Task instructions | Exclude any images and output the remaining records exactly.

Exercise materials |
****************

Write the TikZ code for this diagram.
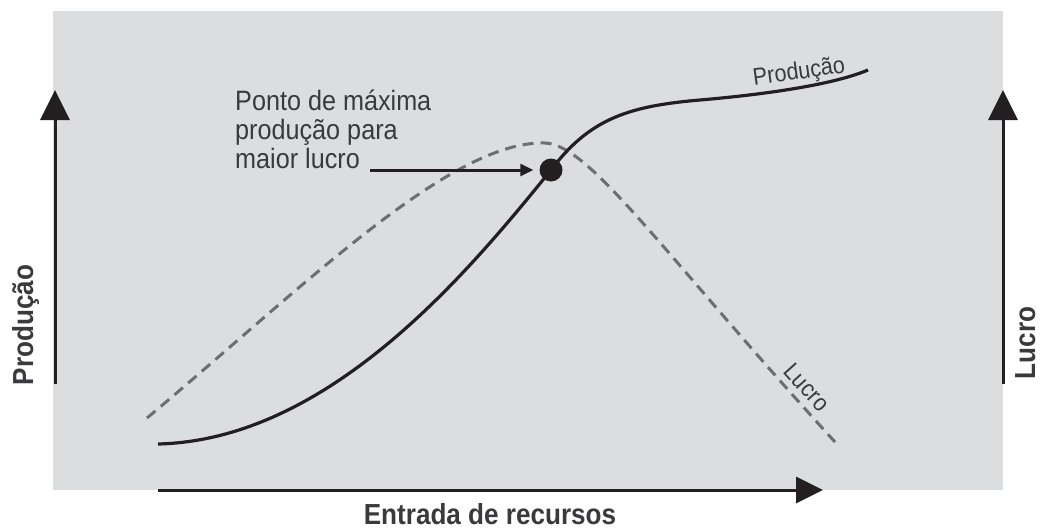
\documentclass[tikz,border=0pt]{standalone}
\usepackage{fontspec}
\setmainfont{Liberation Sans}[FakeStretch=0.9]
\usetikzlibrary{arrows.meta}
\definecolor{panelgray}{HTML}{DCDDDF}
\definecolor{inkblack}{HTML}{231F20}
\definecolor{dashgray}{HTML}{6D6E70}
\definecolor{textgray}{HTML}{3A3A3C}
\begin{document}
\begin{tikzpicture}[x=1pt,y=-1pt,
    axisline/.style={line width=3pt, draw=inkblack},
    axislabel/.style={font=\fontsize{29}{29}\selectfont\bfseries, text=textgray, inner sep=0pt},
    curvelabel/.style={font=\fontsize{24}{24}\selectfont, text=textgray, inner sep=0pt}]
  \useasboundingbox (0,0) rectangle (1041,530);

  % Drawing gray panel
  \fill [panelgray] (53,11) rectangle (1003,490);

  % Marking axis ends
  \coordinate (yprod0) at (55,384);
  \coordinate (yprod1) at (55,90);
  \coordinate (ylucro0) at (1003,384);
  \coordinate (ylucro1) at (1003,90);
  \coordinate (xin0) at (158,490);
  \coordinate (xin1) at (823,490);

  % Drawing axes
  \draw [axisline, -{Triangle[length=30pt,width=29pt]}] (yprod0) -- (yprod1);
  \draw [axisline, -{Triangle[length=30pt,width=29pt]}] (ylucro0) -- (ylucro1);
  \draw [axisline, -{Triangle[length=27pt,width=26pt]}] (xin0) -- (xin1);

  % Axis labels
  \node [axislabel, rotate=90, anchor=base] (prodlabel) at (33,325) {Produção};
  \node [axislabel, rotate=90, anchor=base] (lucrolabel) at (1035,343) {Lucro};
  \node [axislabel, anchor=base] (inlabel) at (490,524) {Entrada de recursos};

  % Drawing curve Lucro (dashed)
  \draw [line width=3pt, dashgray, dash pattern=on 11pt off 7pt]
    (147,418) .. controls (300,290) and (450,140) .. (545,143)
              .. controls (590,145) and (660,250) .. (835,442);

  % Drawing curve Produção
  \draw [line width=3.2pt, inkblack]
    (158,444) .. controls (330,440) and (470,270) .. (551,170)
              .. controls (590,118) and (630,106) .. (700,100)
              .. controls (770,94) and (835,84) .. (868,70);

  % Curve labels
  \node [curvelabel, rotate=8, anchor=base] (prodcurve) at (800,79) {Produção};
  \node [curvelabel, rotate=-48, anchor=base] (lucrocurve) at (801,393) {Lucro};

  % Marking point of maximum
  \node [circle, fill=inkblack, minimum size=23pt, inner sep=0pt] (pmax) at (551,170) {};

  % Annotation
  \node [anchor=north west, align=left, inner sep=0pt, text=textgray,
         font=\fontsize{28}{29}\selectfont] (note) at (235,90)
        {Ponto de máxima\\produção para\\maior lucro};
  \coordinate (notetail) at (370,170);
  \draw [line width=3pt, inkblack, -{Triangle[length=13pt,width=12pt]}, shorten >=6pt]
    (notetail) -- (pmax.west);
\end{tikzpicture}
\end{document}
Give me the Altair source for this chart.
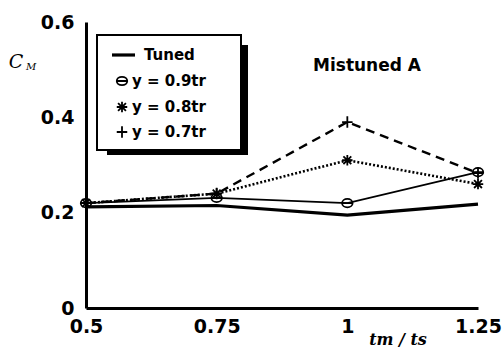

****************

Task answer |
Write the TikZ code for this diagram.
\documentclass[tikz,border=0pt]{standalone}
\usepackage{fontspec}
\setmainfont{Liberation Sans}[FakeStretch=0.9]
\usetikzlibrary{arrows.meta}
\definecolor{panelgray}{HTML}{DCDDDF}
\definecolor{inkblack}{HTML}{231F20}
\definecolor{dashgray}{HTML}{6D6E70}
\definecolor{textgray}{HTML}{3A3A3C}
\begin{document}
\begin{tikzpicture}[x=1pt,y=-1pt,
    axisline/.style={line width=3pt, draw=inkblack},
    axislabel/.style={font=\fontsize{29}{29}\selectfont\bfseries, text=textgray, inner sep=0pt},
    curvelabel/.style={font=\fontsize{24}{24}\selectfont, text=textgray, inner sep=0pt}]
  \useasboundingbox (0,0) rectangle (1041,530);

  % Drawing gray panel
  \fill [panelgray] (53,11) rectangle (1003,490);

  % Marking axis ends
  \coordinate (yprod0) at (55,384);
  \coordinate (yprod1) at (55,90);
  \coordinate (ylucro0) at (1003,384);
  \coordinate (ylucro1) at (1003,90);
  \coordinate (xin0) at (158,490);
  \coordinate (xin1) at (823,490);

  % Drawing axes
  \draw [axisline, -{Triangle[length=30pt,width=29pt]}] (yprod0) -- (yprod1);
  \draw [axisline, -{Triangle[length=30pt,width=29pt]}] (ylucro0) -- (ylucro1);
  \draw [axisline, -{Triangle[length=27pt,width=26pt]}] (xin0) -- (xin1);

  % Axis labels
  \node [axislabel, rotate=90, anchor=base] (prodlabel) at (33,325) {Produção};
  \node [axislabel, rotate=90, anchor=base] (lucrolabel) at (1035,343) {Lucro};
  \node [axislabel, anchor=base] (inlabel) at (490,524) {Entrada de recursos};

  % Drawing curve Lucro (dashed)
  \draw [line width=3pt, dashgray, dash pattern=on 11pt off 7pt]
    (147,418) .. controls (300,290) and (450,140) .. (545,143)
              .. controls (590,145) and (660,250) .. (835,442);

  % Drawing curve Produção
  \draw [line width=3.2pt, inkblack]
    (158,444) .. controls (330,440) and (470,270) .. (551,170)
              .. controls (590,118) and (630,106) .. (700,100)
              .. controls (770,94) and (835,84) .. (868,70);

  % Curve labels
  \node [curvelabel, rotate=8, anchor=base] (prodcurve) at (800,79) {Produção};
  \node [curvelabel, rotate=-48, anchor=base] (lucrocurve) at (801,393) {Lucro};

  % Marking point of maximum
  \node [circle, fill=inkblack, minimum size=23pt, inner sep=0pt] (pmax) at (551,170) {};

  % Annotation
  \node [anchor=north west, align=left, inner sep=0pt, text=textgray,
         font=\fontsize{28}{29}\selectfont] (note) at (235,90)
        {Ponto de máxima\\produção para\\maior lucro};
  \coordinate (notetail) at (370,170);
  \draw [line width=3pt, inkblack, -{Triangle[length=13pt,width=12pt]}, shorten >=6pt]
    (notetail) -- (pmax.west);
\end{tikzpicture}
\end{document}
Give me the Altair source for this chart.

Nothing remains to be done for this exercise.